Matthew 1:19 - Joseph Benson’s Commentary on the Old and New Testaments

Bible Comments

Joseph her husband, being a just [or righteous] man That is, as many understand it, a strict observer of the law, and of the customs of his ancestors, and therefore not judging it right to retain her under these circumstances. But the following words, and not willing to make her a public example, seem manifestly to lead to another and even an opposite sense of the word here rendered just, or righteous. Hence some interpret the clause thus: Joseph, being a good-natured, merciful, and tender- hearted man, was unwilling to go to the utmost rigour of the law, but chose rather to treat her with as much lenity as the case allowed. But, Dr. Doddridge very well observes, it is without any good reason that δικαιος should be here rendered merciful or good-natured, because, “if we consider the information which Joseph might have received from persons of such an extraordinary character as Zachariah and Elizabeth, who would certainly think themselves obliged to interpose on such an occasion, and whose story so remarkably carried its own evidence along with it; besides the intimation the prophecy of Isaiah gave, and the satisfaction he undoubtedly had in the virtuous character of Mary herself; we must conclude that he would have acted a very severe and unrighteous part, had he proceeded to extremities without serious deliberation; and that putting her away privately would, in these circumstances, have been the hardest measure which justice would have suffered him to take.
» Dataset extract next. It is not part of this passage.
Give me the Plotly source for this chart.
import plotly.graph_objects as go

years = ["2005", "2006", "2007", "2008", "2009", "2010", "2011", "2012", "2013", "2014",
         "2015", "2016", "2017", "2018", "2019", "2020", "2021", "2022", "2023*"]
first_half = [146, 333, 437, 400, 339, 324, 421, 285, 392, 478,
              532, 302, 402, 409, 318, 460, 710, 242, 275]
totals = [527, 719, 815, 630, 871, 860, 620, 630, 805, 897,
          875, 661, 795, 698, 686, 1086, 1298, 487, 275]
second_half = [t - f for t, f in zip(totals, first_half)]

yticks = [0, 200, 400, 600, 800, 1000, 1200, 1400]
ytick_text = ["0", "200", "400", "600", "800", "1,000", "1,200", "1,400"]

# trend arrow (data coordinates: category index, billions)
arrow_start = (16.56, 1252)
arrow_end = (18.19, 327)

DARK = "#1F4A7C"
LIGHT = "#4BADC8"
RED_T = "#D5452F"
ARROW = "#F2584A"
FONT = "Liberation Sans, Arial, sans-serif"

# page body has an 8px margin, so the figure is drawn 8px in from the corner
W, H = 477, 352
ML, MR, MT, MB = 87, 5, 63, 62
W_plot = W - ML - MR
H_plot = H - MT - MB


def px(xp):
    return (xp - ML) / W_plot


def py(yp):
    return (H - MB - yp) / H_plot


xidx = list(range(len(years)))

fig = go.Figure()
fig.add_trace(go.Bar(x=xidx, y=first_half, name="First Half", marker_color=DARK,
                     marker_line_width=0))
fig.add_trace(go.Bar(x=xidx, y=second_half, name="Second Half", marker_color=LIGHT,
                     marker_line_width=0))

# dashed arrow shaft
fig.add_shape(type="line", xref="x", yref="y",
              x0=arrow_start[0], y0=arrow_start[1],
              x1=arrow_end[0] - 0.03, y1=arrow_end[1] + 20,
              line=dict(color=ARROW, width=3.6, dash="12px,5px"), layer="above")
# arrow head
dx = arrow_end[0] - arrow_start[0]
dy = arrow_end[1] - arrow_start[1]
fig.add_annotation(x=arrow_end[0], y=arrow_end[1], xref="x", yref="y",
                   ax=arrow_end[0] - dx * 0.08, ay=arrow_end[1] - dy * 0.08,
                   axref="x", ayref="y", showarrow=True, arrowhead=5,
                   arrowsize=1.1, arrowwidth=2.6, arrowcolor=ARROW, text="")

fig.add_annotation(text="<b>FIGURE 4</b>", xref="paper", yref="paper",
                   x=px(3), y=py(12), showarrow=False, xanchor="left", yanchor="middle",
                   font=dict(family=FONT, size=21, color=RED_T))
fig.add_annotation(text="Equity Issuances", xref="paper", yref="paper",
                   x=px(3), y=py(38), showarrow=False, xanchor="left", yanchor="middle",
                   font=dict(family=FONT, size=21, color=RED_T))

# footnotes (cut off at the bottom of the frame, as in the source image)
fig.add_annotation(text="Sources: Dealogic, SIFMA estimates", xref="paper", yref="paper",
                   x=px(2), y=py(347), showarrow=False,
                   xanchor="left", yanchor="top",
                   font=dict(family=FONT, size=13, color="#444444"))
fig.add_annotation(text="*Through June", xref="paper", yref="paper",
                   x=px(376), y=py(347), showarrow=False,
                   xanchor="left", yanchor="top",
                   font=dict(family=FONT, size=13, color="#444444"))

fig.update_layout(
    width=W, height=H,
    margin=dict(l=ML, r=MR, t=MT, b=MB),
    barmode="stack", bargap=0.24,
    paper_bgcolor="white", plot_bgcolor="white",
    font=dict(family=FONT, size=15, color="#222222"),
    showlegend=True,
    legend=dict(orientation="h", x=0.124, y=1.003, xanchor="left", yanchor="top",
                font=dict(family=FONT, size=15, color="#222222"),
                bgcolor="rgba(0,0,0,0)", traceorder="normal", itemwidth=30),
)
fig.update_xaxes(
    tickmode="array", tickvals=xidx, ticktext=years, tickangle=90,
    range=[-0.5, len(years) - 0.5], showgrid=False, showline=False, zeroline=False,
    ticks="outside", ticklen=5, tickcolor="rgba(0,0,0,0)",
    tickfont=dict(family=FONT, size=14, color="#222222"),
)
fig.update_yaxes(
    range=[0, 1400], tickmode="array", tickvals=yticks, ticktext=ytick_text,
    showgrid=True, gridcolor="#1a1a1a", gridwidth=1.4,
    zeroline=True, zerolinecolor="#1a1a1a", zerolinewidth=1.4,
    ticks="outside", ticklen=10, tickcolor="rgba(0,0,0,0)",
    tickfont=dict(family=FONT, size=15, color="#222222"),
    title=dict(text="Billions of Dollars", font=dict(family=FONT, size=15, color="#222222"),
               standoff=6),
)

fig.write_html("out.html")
It seems the expression, παραδειγματισαι, here rendered to make her a public example, “may perhaps refer to that exemplary punishment which the law inflicted on those who had violated the faith of their espousals before the marriage was completed. See Deuteronomy 22:23-24, where it is expressly ordered that a betrothed virgin, if she lay with another man, should be stoned. We may suppose, however, that the infamy of a public divorce, though she had not been stoned, may also be expressed by the same word. But then there was besides a private kind of divorce, in which no reason was assigned, and the dowry was not forfeited as in the former case, and by this she would not have been so much defamed.” But it must be observed, that as their being betrothed to each other was a thing publicly known, he could not have put her away so privately, but there must have been witnesses of it, two at least, her parents, suppose, or some of her nearest relations.

Matthew 1:19

19 Then Joseph her husband, being a just man, and not willing to make her a publick example, was minded to put her away privily.